-- BEGIN GIVEN INFORMATION --

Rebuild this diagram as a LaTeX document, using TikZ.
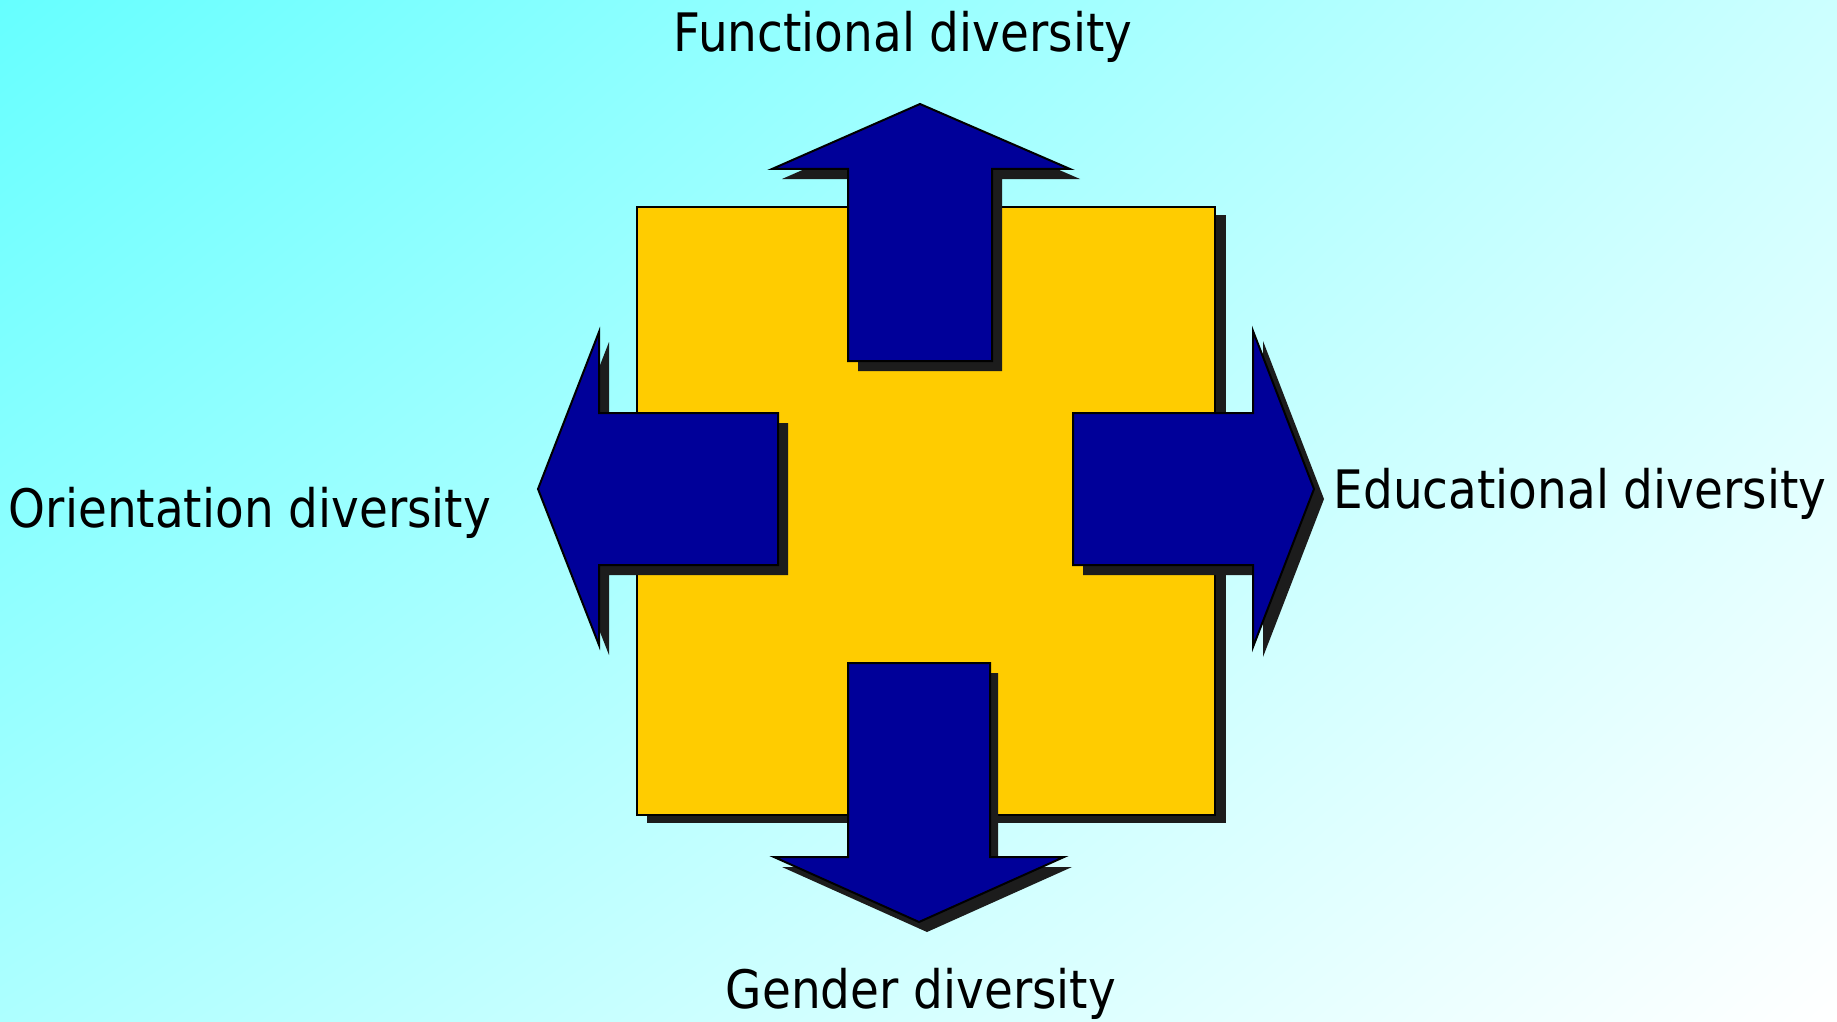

-- END GIVEN INFORMATION --
-- BEGIN GIVEN INFORMATION --

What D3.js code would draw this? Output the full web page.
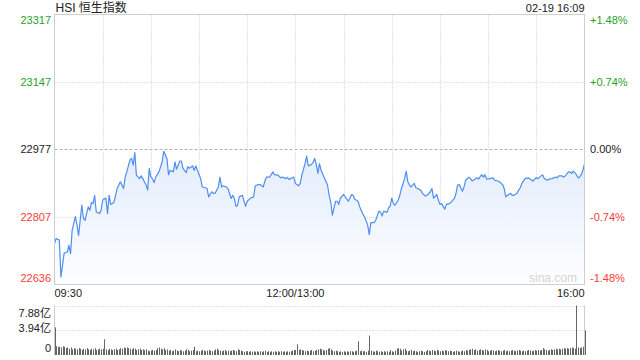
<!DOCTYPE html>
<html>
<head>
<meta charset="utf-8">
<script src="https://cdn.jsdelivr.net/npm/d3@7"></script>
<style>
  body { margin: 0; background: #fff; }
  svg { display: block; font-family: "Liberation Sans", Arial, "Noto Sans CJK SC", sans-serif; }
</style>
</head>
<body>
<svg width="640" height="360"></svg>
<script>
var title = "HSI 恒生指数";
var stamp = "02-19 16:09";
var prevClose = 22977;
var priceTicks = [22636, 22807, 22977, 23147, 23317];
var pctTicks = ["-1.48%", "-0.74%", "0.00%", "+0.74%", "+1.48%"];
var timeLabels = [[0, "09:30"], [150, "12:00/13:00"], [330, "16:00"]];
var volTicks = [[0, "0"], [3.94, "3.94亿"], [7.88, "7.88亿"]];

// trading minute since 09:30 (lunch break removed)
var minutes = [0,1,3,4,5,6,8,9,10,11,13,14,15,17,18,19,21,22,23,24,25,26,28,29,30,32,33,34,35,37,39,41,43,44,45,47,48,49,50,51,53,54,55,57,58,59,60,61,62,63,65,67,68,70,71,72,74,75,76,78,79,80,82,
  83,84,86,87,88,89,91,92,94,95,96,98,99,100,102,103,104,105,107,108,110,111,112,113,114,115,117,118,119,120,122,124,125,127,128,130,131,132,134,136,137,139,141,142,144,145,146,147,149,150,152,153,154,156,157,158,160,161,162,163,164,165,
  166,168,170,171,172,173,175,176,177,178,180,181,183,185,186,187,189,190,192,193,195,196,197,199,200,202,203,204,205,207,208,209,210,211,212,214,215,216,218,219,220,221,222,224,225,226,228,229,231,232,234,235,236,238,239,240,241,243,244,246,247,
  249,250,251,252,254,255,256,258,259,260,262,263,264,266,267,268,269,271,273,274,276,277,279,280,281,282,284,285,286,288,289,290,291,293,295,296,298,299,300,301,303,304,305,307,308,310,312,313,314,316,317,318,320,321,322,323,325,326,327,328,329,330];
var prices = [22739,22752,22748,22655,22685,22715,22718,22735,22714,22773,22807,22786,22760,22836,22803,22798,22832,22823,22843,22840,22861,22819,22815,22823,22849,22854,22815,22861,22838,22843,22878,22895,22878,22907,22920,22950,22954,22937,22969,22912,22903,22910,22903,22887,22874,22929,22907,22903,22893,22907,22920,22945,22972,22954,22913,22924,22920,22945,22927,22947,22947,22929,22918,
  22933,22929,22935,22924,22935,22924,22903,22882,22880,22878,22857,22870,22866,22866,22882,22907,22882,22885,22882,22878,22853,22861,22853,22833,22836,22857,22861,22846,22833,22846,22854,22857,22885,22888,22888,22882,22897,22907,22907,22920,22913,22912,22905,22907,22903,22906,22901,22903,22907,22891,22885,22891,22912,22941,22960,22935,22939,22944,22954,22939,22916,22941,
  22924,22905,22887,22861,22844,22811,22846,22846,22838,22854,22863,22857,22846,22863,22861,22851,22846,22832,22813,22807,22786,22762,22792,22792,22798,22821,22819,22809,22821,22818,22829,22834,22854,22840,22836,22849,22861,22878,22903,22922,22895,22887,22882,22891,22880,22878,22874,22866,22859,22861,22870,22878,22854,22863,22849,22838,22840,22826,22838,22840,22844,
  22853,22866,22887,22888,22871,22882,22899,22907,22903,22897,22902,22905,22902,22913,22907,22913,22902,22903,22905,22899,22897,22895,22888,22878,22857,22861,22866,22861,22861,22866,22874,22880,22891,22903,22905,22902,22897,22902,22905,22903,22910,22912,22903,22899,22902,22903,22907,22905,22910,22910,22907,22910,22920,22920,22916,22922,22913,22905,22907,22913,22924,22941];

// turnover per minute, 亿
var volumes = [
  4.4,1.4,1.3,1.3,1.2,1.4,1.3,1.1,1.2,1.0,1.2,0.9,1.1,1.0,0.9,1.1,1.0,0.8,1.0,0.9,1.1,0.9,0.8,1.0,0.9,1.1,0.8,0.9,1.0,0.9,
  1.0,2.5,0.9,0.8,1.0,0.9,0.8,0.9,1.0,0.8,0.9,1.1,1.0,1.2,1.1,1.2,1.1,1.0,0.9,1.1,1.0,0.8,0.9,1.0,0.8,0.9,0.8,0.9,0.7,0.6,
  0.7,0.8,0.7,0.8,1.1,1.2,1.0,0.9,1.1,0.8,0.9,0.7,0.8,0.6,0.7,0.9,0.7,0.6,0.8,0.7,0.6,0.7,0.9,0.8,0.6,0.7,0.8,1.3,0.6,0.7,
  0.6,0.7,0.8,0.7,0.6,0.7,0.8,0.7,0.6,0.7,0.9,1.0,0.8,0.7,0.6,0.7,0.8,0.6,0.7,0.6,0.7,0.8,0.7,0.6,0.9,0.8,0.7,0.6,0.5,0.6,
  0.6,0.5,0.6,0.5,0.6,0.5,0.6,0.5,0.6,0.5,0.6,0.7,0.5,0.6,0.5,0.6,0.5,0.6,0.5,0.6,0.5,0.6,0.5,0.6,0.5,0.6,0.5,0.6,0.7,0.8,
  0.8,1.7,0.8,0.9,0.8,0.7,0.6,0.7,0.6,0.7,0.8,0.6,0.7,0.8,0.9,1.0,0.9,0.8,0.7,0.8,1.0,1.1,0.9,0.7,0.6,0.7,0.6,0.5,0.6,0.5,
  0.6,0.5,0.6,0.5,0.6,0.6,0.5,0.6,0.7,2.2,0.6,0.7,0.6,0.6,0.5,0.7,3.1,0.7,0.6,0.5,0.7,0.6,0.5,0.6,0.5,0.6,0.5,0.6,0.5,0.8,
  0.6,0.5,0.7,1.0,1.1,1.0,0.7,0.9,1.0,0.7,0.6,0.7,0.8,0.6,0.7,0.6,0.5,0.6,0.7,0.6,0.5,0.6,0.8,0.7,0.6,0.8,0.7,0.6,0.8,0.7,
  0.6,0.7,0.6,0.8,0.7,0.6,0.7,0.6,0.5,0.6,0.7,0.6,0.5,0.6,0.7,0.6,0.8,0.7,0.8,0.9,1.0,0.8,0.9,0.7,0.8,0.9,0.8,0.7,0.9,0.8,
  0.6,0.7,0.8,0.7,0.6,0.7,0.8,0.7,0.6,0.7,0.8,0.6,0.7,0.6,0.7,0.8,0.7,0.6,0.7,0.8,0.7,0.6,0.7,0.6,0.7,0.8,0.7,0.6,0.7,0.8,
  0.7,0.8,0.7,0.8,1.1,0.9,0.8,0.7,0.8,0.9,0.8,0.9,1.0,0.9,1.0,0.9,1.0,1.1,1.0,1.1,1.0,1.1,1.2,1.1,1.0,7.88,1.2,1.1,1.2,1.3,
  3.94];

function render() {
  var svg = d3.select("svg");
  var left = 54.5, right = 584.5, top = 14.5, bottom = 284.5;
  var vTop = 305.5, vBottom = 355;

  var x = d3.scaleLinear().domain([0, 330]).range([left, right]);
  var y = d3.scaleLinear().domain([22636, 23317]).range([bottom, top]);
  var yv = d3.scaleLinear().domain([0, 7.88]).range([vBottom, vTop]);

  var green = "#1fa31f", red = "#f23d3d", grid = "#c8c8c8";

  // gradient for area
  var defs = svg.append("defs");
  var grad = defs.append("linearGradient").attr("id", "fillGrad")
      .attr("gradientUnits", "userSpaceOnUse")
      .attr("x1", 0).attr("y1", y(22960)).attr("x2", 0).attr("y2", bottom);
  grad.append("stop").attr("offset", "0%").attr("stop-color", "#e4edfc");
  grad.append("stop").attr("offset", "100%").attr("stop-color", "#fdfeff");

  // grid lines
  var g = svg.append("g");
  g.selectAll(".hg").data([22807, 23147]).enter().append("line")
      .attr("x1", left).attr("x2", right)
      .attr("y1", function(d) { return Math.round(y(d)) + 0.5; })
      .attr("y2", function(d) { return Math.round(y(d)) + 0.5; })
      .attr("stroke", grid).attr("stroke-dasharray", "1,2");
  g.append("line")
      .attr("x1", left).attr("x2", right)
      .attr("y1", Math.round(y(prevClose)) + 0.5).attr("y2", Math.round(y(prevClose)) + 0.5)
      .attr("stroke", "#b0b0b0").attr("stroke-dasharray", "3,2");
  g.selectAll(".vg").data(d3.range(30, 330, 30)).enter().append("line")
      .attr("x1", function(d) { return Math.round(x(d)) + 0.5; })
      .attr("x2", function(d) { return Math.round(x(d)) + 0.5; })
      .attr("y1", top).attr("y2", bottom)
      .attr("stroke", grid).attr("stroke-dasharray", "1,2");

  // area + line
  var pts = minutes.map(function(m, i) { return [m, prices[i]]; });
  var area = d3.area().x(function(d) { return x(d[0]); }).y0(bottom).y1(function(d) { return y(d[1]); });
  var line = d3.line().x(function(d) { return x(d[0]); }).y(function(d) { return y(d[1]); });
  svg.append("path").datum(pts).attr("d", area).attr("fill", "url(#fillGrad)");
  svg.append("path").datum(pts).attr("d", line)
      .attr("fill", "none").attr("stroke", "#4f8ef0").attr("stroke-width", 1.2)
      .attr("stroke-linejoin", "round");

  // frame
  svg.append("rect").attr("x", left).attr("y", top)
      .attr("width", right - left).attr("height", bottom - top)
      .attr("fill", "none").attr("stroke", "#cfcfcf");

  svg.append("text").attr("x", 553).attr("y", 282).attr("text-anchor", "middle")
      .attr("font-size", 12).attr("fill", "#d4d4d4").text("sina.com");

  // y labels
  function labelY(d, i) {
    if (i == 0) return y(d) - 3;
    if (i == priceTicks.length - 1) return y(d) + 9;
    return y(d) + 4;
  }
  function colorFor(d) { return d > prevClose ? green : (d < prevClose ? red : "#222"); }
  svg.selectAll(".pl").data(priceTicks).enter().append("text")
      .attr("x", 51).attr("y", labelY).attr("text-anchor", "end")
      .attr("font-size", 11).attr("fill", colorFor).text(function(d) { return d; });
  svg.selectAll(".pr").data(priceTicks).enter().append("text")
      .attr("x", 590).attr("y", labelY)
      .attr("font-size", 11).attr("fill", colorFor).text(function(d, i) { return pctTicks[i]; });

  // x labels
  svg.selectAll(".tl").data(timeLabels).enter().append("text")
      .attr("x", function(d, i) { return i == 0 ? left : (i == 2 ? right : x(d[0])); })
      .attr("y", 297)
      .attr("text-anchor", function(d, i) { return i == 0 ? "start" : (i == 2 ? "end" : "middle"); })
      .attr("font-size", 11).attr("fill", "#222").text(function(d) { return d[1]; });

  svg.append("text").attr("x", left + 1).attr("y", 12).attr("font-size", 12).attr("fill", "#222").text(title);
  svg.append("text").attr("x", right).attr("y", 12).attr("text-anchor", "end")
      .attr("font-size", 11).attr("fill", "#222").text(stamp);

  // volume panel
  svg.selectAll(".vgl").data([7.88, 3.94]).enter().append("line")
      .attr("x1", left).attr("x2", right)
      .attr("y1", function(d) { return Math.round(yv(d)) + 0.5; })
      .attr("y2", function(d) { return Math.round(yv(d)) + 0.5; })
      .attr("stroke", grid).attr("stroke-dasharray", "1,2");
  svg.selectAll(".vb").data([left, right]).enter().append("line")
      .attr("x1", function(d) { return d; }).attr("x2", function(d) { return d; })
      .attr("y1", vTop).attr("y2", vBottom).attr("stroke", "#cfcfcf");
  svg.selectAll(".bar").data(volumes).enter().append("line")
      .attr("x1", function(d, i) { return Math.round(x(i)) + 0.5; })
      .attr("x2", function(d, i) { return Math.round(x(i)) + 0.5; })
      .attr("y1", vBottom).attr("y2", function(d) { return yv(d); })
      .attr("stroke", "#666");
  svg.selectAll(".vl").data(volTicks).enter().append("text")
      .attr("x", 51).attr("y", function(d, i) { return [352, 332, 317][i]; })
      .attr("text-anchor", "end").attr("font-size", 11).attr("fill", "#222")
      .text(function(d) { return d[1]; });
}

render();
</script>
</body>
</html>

-- END GIVEN INFORMATION --

* [REQUIRED WORK]
Collect each line containing the string "this".

* [RESULT BELOW]
Rebuild this diagram as a LaTeX document, using TikZ.
What D3.js code would draw this? Output the full web page.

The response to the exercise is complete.